Dataset items
** start **

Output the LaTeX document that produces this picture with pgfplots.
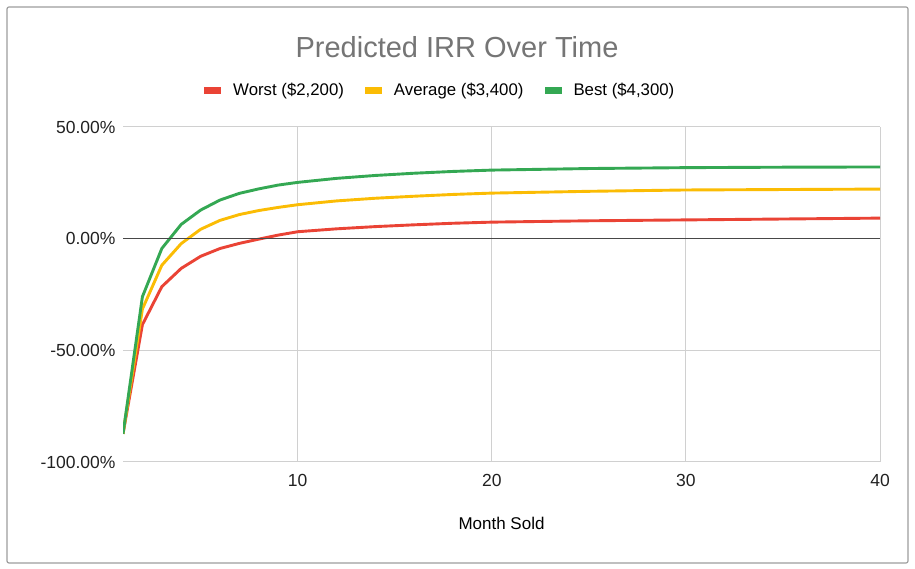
\documentclass[border=0pt]{standalone}
\usepackage{pgfplots}
\pgfplotsset{compat=1.18}
\usepackage{fontspec}
\setmainfont{Liberation Sans}
\definecolor{cred}{HTML}{EA4335}
\definecolor{cyellow}{HTML}{FBBC04}
\definecolor{cgreen}{HTML}{34A853}
\definecolor{titlegray}{HTML}{757575}
\definecolor{gridgray}{HTML}{D0D0D0}
\definecolor{framegray}{HTML}{9E9E9E}
\begin{document}
\begin{tikzpicture}
\fill[white] (0bp,0bp) rectangle (915bp,569bp);
\draw[framegray, line width=1.2bp, rounded corners=2bp] (7bp,6bp) rectangle (908bp,562bp);
\node[titlegray, font=\fontsize{29bp}{34bp}\selectfont] at (457bp,522bp) {Predicted IRR Over Time};
\begin{axis}[
  at={(123bp,107bp)}, anchor=south west,
  scale only axis, width=757bp, height=335bp,
  xmin=1, xmax=40, ymin=-100, ymax=50,
  xtick={10,20,30,40}, xticklabels={10,20,30,40},
  ytick={-100,-50,0,50}, yticklabels={-100.00\%,-50.00\%,0.00\%,50.00\%},
  axis line style={draw=none},
  major tick length=0pt,
  grid=major, grid style={gridgray, line width=1bp},
  ticklabel style={font=\fontsize{17.5bp}{21bp}\selectfont, text=black!87},
  xticklabel style={yshift=-9bp},
  yticklabel style={xshift=-4bp},
  xlabel={Month Sold},
  xlabel style={font=\fontsize{17bp}{21bp}\selectfont, at={(axis description cs:0.5,-0.182)}, anchor=center},
  legend columns=3,
  legend style={draw=none, fill=none, inner sep=0pt, nodes={inner sep=0pt},
    at={(axis description cs:0.107,1.110)}, anchor=west,
    font=\fontsize{16.8bp}{20bp}\selectfont, column sep=0pt},
  legend image code/.code={\fill[#1, draw=none] (0bp,-3.5bp) rectangle (17bp,3.5bp);},
  every axis plot/.append style={line width=2.9bp, line join=round},
]
\addplot[cred] coordinates {(1,-87.4) (2,-38.5) (3,-21.5) (4,-13.3) (5,-7.9) (6,-4.4) (7,-2.1) (8,-0.2) (9,1.6) (10,3.1) (12,4.4) (14,5.4) (16,6.2) (18,6.9) (20,7.4) (25,8.0) (30,8.4) (35,8.8) (40,9.2)};
\addlegendentry{\hspace*{12bp}Worst (\$2,200)\rule{21bp}{0pt}}
\addplot[cyellow] coordinates {(1,-87.4) (2,-31.5) (3,-11.9) (4,-2.2) (5,4.2) (6,8.2) (7,10.8) (8,12.6) (9,14.0) (10,15.2) (12,16.9) (14,18.1) (16,19.0) (18,19.8) (20,20.4) (25,21.2) (30,21.8) (35,22.0) (40,22.2)};
\addlegendentry{\hspace*{12bp}Average (\$3,400)\rule{21bp}{0pt}}
\addplot[cgreen] coordinates {(1,-87.4) (2,-26.0) (3,-4.4) (4,6.4) (5,12.8) (6,17.3) (7,20.3) (8,22.3) (9,24.0) (10,25.2) (12,27.0) (14,28.3) (16,29.3) (18,30.1) (20,30.7) (25,31.4) (30,31.8) (35,32.0) (40,32.1)};
\addlegendentry{\hspace*{12bp}Best (\$4,300)}
\draw[black!72, line width=1.6bp] (axis cs:1,0) -- (axis cs:40,0);
\end{axis}
\end{tikzpicture}
\end{document}
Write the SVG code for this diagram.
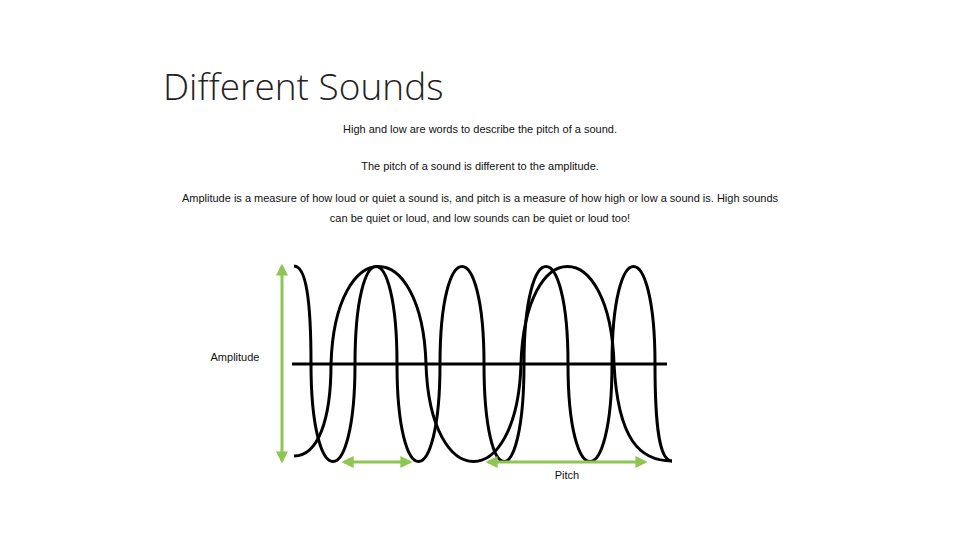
<svg xmlns="http://www.w3.org/2000/svg" width="960" height="540" viewBox="0 0 960 540">
<style>
.t{font-family:"Liberation Sans",Arial,sans-serif;font-size:11px;fill:#111;text-anchor:middle}
.w{fill:none;stroke:#000;stroke-width:3}
.g{stroke:#8DC653;stroke-width:3;fill:none}
</style>
<defs>
<marker id="ah" viewBox="0 0 10 10" refX="8" refY="5" markerWidth="4" markerHeight="4" orient="auto-start-reverse">
<path d="M0,0 L10,5 L0,10 Z" fill="#8DC653"/>
</marker>
</defs>
<rect width="960" height="540" fill="#fff"/>
<g id="title"><text x="163" y="100" font-family="'Open Sans','Liberation Sans',sans-serif" font-weight="300" font-size="37" fill="#222">Different Sounds</text></g>
<g id="body">
<text class="t" x="480" y="133">High and low are words to describe the pitch of a sound.</text>
<text class="t" x="480" y="170">The pitch of a sound is different to the amplitude.</text>
<text class="t" x="480" y="202">Amplitude is a measure of how loud or quiet a sound is, and pitch is a measure of how high or low a sound is. High sounds</text>
<text class="t" x="480" y="222">can be quiet or loud, and low sounds can be quiet or loud too!</text>
</g>
<g id="waves">
<line x1="292" y1="364" x2="667" y2="364" stroke="#000" stroke-width="3"/>
<path class="w" d="M294,266 C306,266 311,300 311,364 C311,494 355,494 355,364 C355,234 397,234 397,364 C397,494 440,494 440,364 C440,234 484,234 484,364 C484,494 524,494 524,364 C524,234 568,234 568,364 C568,494 612,494 612,364 C612,234 655,234 655,364 C655,430 660,461 672,461"/>
<path class="w" d="M294,456 C318,456 331,420 331,364 C335,234 422,234 426,364 C430,494 517,494 521,364 C525,234 610,234 614,364 C618,440 640,461 672,461"/>
</g>
<g id="connectors">
<line class="g" x1="282" y1="266" x2="282" y2="461" marker-start="url(#ah)" marker-end="url(#ah)"/>
<line class="g" x1="344" y1="462" x2="410" y2="462" marker-start="url(#ah)" marker-end="url(#ah)"/>
<line class="g" x1="488" y1="462" x2="645" y2="462" marker-start="url(#ah)" marker-end="url(#ah)"/>
</g>
<g id="labels">
<text class="t" x="235" y="361">Amplitude</text>
<text class="t" x="567" y="479">Pitch</text>
</g>
</svg>
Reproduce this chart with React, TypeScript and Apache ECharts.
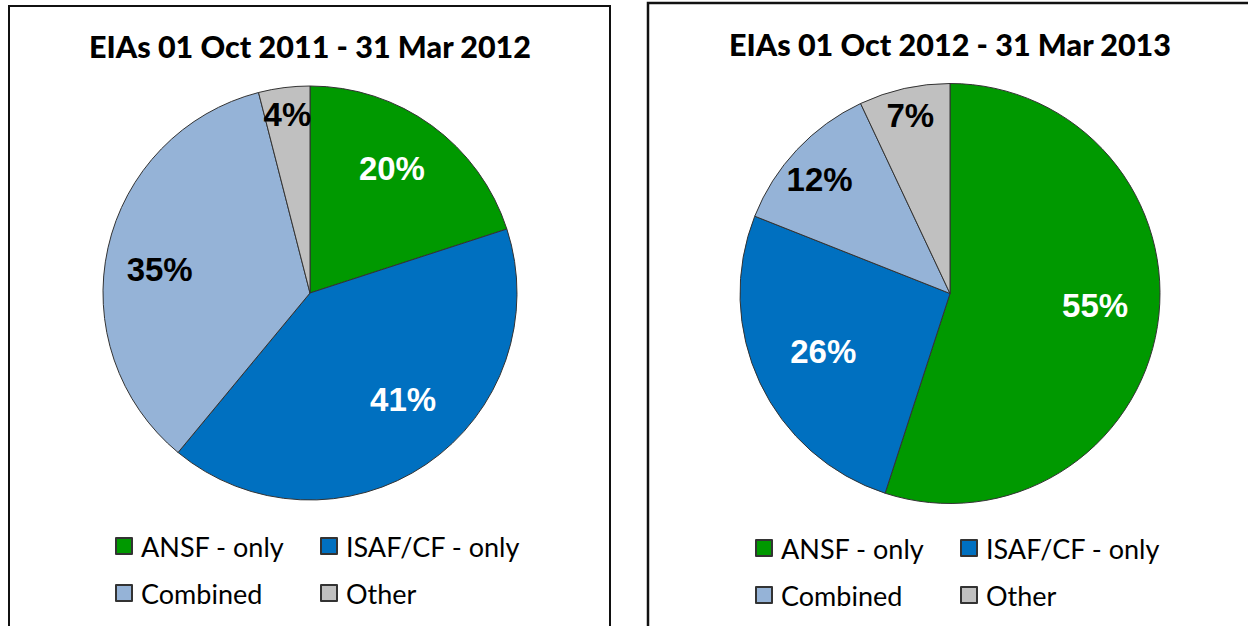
import React, { useEffect, useRef } from "react";
import * as echarts from "echarts";

const categories = ["ANSF - only", "ISAF/CF - only", "Combined", "Other"];
const colors = ["#009900", "#0070C0", "#95B3D7", "#C0C0C0"];
const labelColors = ["#FFFFFF", "#FFFFFF", "#000000", "#000000"];
const values2012 = [20, 41, 35, 4];
const values2013 = [55, 26, 12, 7];
const titles = ["EIAs 01 Oct 2011 - 31 Mar 2012", "EIAs 01 Oct 2012 - 31 Mar 2013"];

// small label nudges (style), per slice
const nudgeLeft = [[-5, -5], [10, -16], [-6, 9], [-4, -32]];
const nudgeRight = [[-3, -11], [9, -6], [-21, -11], [-7, -32]];

function buildData(values: number[]) {
  return categories.map((name, i) => ({
    name,
    value: values[i],
    itemStyle: { color: colors[i] },
  }));
}

function buildLabelData(values: number[]) {
  return categories.map((name, i) => ({
    name,
    value: values[i],
    label: { color: labelColors[i] },
  }));
}

export default function App() {
  const ref = useRef<HTMLDivElement>(null);
  useEffect(() => {
    document.body.style.margin = "0";
    const chart = echarts.init(ref.current!, null, { renderer: "svg" });
    const L = { cx: 310, cy: 293, r: 207 };
    const R = { cx: 950, cy: 293.5, r: 210 };
    const pieBase = (c: any, values: number[]) => ({
      type: "pie",
      center: [c.cx, c.cy],
      radius: [0, c.r],
      startAngle: 90,
      clockwise: true,
      avoidLabelOverlap: false,
      label: { show: false },
      labelLine: { show: false },
      itemStyle: { borderColor: "#333333", borderWidth: 1 },
      emphasis: { disabled: true },
      data: buildData(values),
    });
    const labelSeries = (c: any, values: number[], nudge: number[][]) => ({
      type: "pie",
      center: [c.cx, c.cy],
      radius: [c.r * 0.4, c.r],
      startAngle: 90,
      clockwise: true,
      silent: true,
      legendHoverLink: false,
      avoidLabelOverlap: false,
      itemStyle: { color: "rgba(0,0,0,0)", borderWidth: 0 },
      label: {
        show: true,
        position: "inside",
        formatter: "{c}%",
        fontFamily: "Liberation Sans",
        fontWeight: "bold",
        fontSize: 33,
      },
      labelLine: { show: false },
      labelLayout: (p: any) => ({ dx: nudge[p.dataIndex][0], dy: nudge[p.dataIndex][1] }),
      emphasis: { disabled: true },
      data: buildLabelData(values),
    });
    const legendBase = (left: number, top: number, names: string[]) => ({
      orient: "vertical",
      left,
      top,
      padding: 0,
      data: names,
      icon: "rect",
      itemWidth: 16,
      itemHeight: 16,
      itemGap: 17,
      selectedMode: false,
      textStyle: {
        fontFamily: "Lato",
        fontSize: 27,
        color: "#000",
        lineHeight: 30,
        padding: [0, 0, 0, 4],
      },
    });
    const titleStyle = { fontFamily: "Lato", fontWeight: 900, fontSize: 30.5, color: "#000" };
    chart.setOption({
      animation: false,
      title: [
        { text: titles[0], left: 305, top: 25, textAlign: "center", textStyle: titleStyle },
        { text: titles[1], left: 945, top: 23, textAlign: "center", textStyle: titleStyle },
      ],
      legend: [
        legendBase(115, 531, [categories[0], categories[2]]),
        legendBase(320, 531, [categories[1], categories[3]]),
        legendBase(755, 533, [categories[0], categories[2]]),
        legendBase(960, 533, [categories[1], categories[3]]),
      ],
      graphic: [
        {
          type: "rect",
          shape: { x: 9, y: 6, width: 601, height: 700 },
          style: { fill: "none", stroke: "#111", lineWidth: 2 },
          silent: true,
        },
        {
          type: "rect",
          shape: { x: 648, y: 3, width: 700, height: 700 },
          style: { fill: "none", stroke: "#111", lineWidth: 2.5 },
          silent: true,
        },
      ],
      series: [
        pieBase(L, values2012),
        pieBase(R, values2013),
        labelSeries(L, values2012, nudgeLeft),
        labelSeries(R, values2013, nudgeRight),
      ],
    });
    return () => chart.dispose();
  }, []);
  return <div ref={ref} style={{ width: 1248, height: 626 }} />;
}
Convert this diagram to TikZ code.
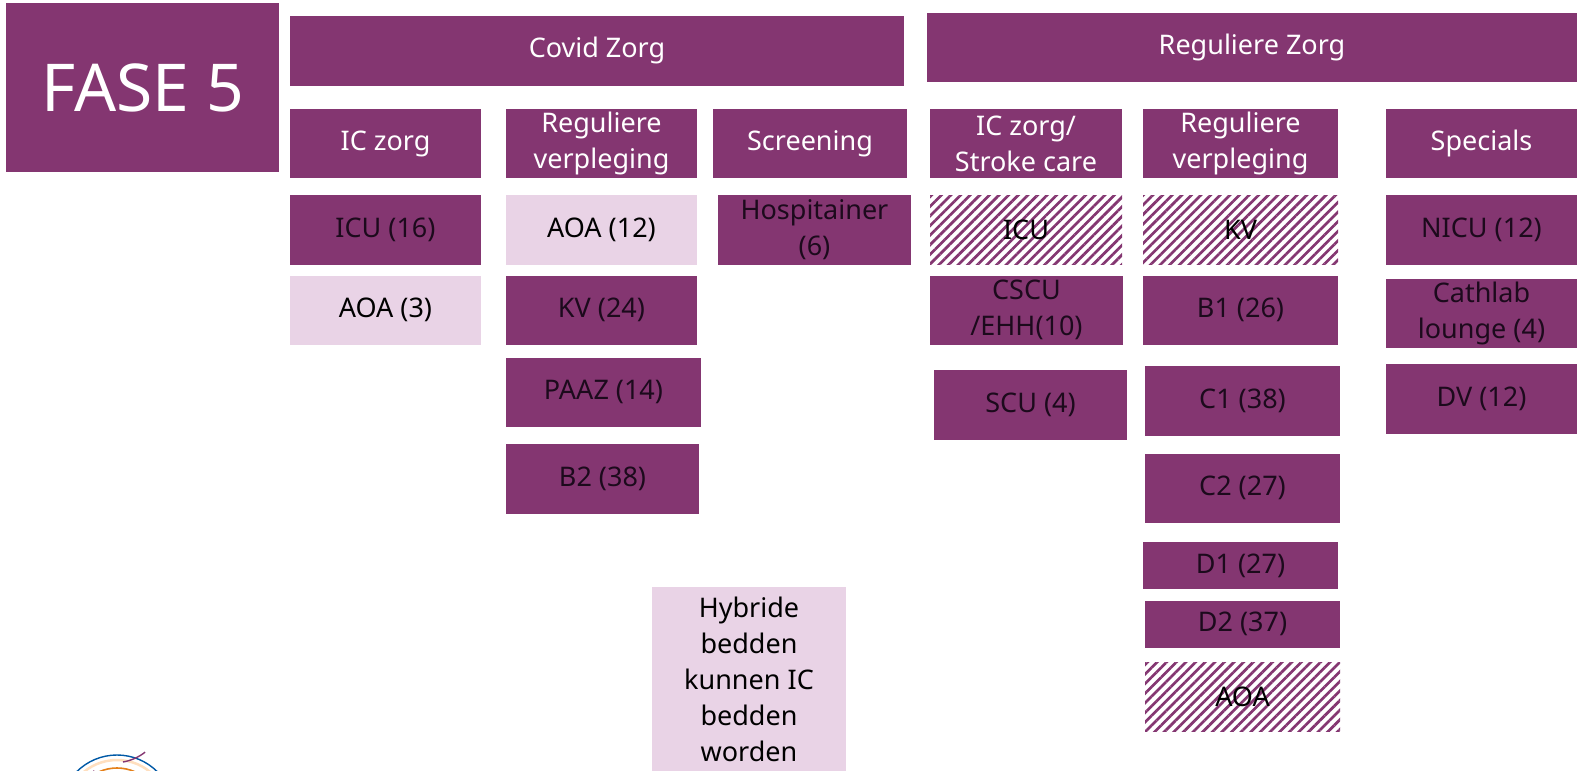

** end **

Quote word for word only the lines above from the one containing "Reproduce this chart" through the one containing "01 Oct 2011". Pictures stay out of your copy.

Reproduce this chart with React, TypeScript and Apache ECharts.
import React, { useEffect, useRef } from "react";
import * as echarts from "echarts";

const categories = ["ANSF - only", "ISAF/CF - only", "Combined", "Other"];
const colors = ["#009900", "#0070C0", "#95B3D7", "#C0C0C0"];
const labelColors = ["#FFFFFF", "#FFFFFF", "#000000", "#000000"];
const values2012 = [20, 41, 35, 4];
const values2013 = [55, 26, 12, 7];
const titles = ["EIAs 01 Oct 2011 - 31 Mar 2012", "EIAs 01 Oct 2012 - 31 Mar 2013"];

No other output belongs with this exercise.